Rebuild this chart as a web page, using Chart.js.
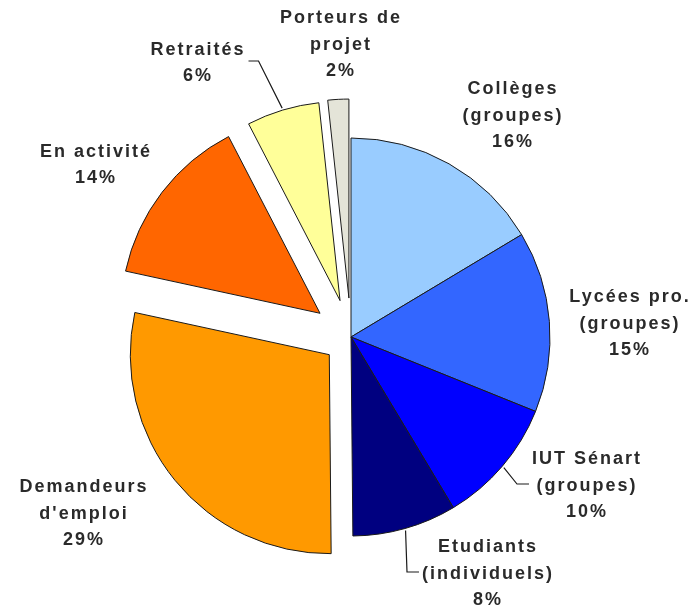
<!DOCTYPE html>
<html>
<head>
<meta charset="utf-8">
<script src="https://cdn.jsdelivr.net/npm/chart.js@4.4.0/dist/chart.umd.min.js"></script>
<style>
  html, body { margin: 0; padding: 0; background: #fff; }
  #wrap { width: 692px; height: 612px; }
</style>
</head>
<body>
<div id="wrap"><canvas id="pie" width="692" height="612"></canvas></div>
<script>
// Catégories du public, dans l'ordre horaire depuis midi
const categories = [
    ['Collèges', '(groupes)'],
    ['Lycées pro.', '(groupes)'],
    ['IUT Sénart', '(groupes)'],
    ['Etudiants', '(individuels)'],
    ['Demandeurs', "d'emploi"],
    ['En activité'],
    ['Retraités'],
    ['Porteurs de', 'projet']
];

// Parts (%)
const values = [16.4, 14.7, 10.3, 8.45, 28.55, 14.0, 5.9, 1.7];

const colors = ['#99ccff', '#3366ff', '#0000ff', '#000080', '#ff9900', '#ff6600', '#ffff99', '#e4e4d8'];

// Décalage des parts détachées (px)
const explode = [0, 0, 0, 0, 28, 39, 38, 39];

// Centre des étiquettes, relatif au centre du camembert
const labelPos = [[161, -221], [278, -13], [235, 149], [136, 237], [-268, 177], [-256, -172], [-154, -274], [-11, -292]];

// Traits de rappel : côté du bloc de texte où arrive le trait
const leaders = [null, null, 'left', 'left', null, null, 'right', null];

function sliceDir(arc) {
    const mid = (arc.startAngle + arc.endAngle) / 2;
    return [Math.cos(mid), Math.sin(mid)];
}

// Dessine chaque part avec son décalage (sans agrandir le rayon comme le fait "offset")
const explodePlugin = {
    id: 'explode',
    beforeDatasetDraw(chart, args) {
        const ctx = chart.ctx;
        args.meta.data.forEach((arc, i) => {
            const [dx, dy] = sliceDir(arc);
            ctx.save();
            ctx.translate(dx * explode[i], dy * explode[i]);
            arc.draw(ctx);
            ctx.restore();
        });
        return false;
    }
};

const labelPlugin = {
    id: 'sliceLabels',
    afterDatasetsDraw(chart) {
        const ctx = chart.ctx;
        const meta = chart.getDatasetMeta(0);
        const total = values.reduce((a, b) => a + b, 0);
        const ls = 2;
        const lh = 26.5;
        ctx.save();
        ctx.font = 'bold 18px "Liberation Sans", Arial, sans-serif';
        ctx.letterSpacing = ls + 'px';
        ctx.fillStyle = '#2a2a2a';
        ctx.strokeStyle = '#1a1a1a';
        ctx.lineWidth = 1.2;
        ctx.textAlign = 'center';
        ctx.textBaseline = 'middle';
        meta.data.forEach((arc, i) => {
            const lines = categories[i].concat([Math.round(values[i] / total * 100) + '%']);
            const cx = arc.x + labelPos[i][0];
            const cy = arc.y + labelPos[i][1];
            const top = cy - (lines.length - 1) * lh / 2;
            let w = 0;
            lines.forEach((t, k) => {
                w = Math.max(w, ctx.measureText(t).width - ls);
                ctx.fillText(t, cx + ls / 2, top + k * lh);
            });
            if (leaders[i]) {
                const [dx, dy] = sliceDir(arc);
                const r = explode[i] + arc.outerRadius + 2;
                const ax = arc.x + dx * r;
                const ay = arc.y + dy * r;
                const edge = leaders[i] === 'left' ? cx - w / 2 - 3 : cx + w / 2 + 5;
                const elbow = leaders[i] === 'left' ? edge - 12 : edge + 10;
                ctx.beginPath();
                ctx.moveTo(ax, ay);
                ctx.lineTo(elbow, cy - 2);
                ctx.lineTo(edge, cy - 2);
                ctx.stroke();
            }
        });
        ctx.restore();
    }
};

new Chart(document.getElementById('pie'), {
    type: 'pie',
    data: {
        labels: categories.map(c => c.join(' ')),
        datasets: [{
            data: values,
            backgroundColor: colors,
            borderColor: '#1a1a1a',
            borderWidth: 1,
            radius: 199
        }]
    },
    options: {
        responsive: false,
        animation: false,
        layout: { padding: { left: 10, top: 62, right: 0, bottom: 0 } },
        plugins: {
            legend: { display: false },
            tooltip: { enabled: false }
        }
    },
    plugins: [explodePlugin, labelPlugin]
});
</script>
</body>
</html>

● WRITTEN INSTRUCTION
Write out the data precisely as given, excluding the pictures.

● RESPONSE
Rebuild this chart as a web page, using Chart.js.
<!DOCTYPE html>
<html>
<head>
<meta charset="utf-8">
<script src="https://cdn.jsdelivr.net/npm/chart.js@4.4.0/dist/chart.umd.min.js"></script>
<style>
  html, body { margin: 0; padding: 0; background: #fff; }
  #wrap { width: 692px; height: 612px; }
</style>
</head>
<body>
<div id="wrap"><canvas id="pie" width="692" height="612"></canvas></div>
<script>
// Catégories du public, dans l'ordre horaire depuis midi
const categories = [
    ['Collèges', '(groupes)'],
    ['Lycées pro.', '(groupes)'],
    ['IUT Sénart', '(groupes)'],
    ['Etudiants', '(individuels)'],
    ['Demandeurs', "d'emploi"],
    ['En activité'],
    ['Retraités'],
    ['Porteurs de', 'projet']
];

// Parts (%)
const values = [16.4, 14.7, 10.3, 8.45, 28.55, 14.0, 5.9, 1.7];

const colors = ['#99ccff', '#3366ff', '#0000ff', '#000080', '#ff9900', '#ff6600', '#ffff99', '#e4e4d8'];

// Décalage des parts détachées (px)
const explode = [0, 0, 0, 0, 28, 39, 38, 39];

// Centre des étiquettes, relatif au centre du camembert
const labelPos = [[161, -221], [278, -13], [235, 149], [136, 237], [-268, 177], [-256, -172], [-154, -274], [-11, -292]];

// Traits de rappel : côté du bloc de texte où arrive le trait
const leaders = [null, null, 'left', 'left', null, null, 'right', null];

function sliceDir(arc) {
    const mid = (arc.startAngle + arc.endAngle) / 2;
    return [Math.cos(mid), Math.sin(mid)];
}

// Dessine chaque part avec son décalage (sans agrandir le rayon comme le fait "offset")
const explodePlugin = {
    id: 'explode',
    beforeDatasetDraw(chart, args) {
        const ctx = chart.ctx;
        args.meta.data.forEach((arc, i) => {
            const [dx, dy] = sliceDir(arc);
            ctx.save();
            ctx.translate(dx * explode[i], dy * explode[i]);
            arc.draw(ctx);
            ctx.restore();
        });
        return false;
    }
};

const labelPlugin = {
    id: 'sliceLabels',
    afterDatasetsDraw(chart) {
        const ctx = chart.ctx;
        const meta = chart.getDatasetMeta(0);
        const total = values.reduce((a, b) => a + b, 0);
        const ls = 2;
        const lh = 26.5;
        ctx.save();
        ctx.font = 'bold 18px "Liberation Sans", Arial, sans-serif';
        ctx.letterSpacing = ls + 'px';
        ctx.fillStyle = '#2a2a2a';
        ctx.strokeStyle = '#1a1a1a';
        ctx.lineWidth = 1.2;
        ctx.textAlign = 'center';
        ctx.textBaseline = 'middle';
        meta.data.forEach((arc, i) => {
            const lines = categories[i].concat([Math.round(values[i] / total * 100) + '%']);
            const cx = arc.x + labelPos[i][0];
            const cy = arc.y + labelPos[i][1];
            const top = cy - (lines.length - 1) * lh / 2;
            let w = 0;
            lines.forEach((t, k) => {
                w = Math.max(w, ctx.measureText(t).width - ls);
                ctx.fillText(t, cx + ls / 2, top + k * lh);
            });
            if (leaders[i]) {
                const [dx, dy] = sliceDir(arc);
                const r = explode[i] + arc.outerRadius + 2;
                const ax = arc.x + dx * r;
                const ay = arc.y + dy * r;
                const edge = leaders[i] === 'left' ? cx - w / 2 - 3 : cx + w / 2 + 5;
                const elbow = leaders[i] === 'left' ? edge - 12 : edge + 10;
                ctx.beginPath();
                ctx.moveTo(ax, ay);
                ctx.lineTo(elbow, cy - 2);
                ctx.lineTo(edge, cy - 2);
                ctx.stroke();
            }
        });
        ctx.restore();
    }
};

new Chart(document.getElementById('pie'), {
    type: 'pie',
    data: {
        labels: categories.map(c => c.join(' ')),
        datasets: [{
            data: values,
            backgroundColor: colors,
            borderColor: '#1a1a1a',
            borderWidth: 1,
            radius: 199
        }]
    },
    options: {
        responsive: false,
        animation: false,
        layout: { padding: { left: 10, top: 62, right: 0, bottom: 0 } },
        plugins: {
            legend: { display: false },
            tooltip: { enabled: false }
        }
    },
    plugins: [explodePlugin, labelPlugin]
});
</script>
</body>
</html>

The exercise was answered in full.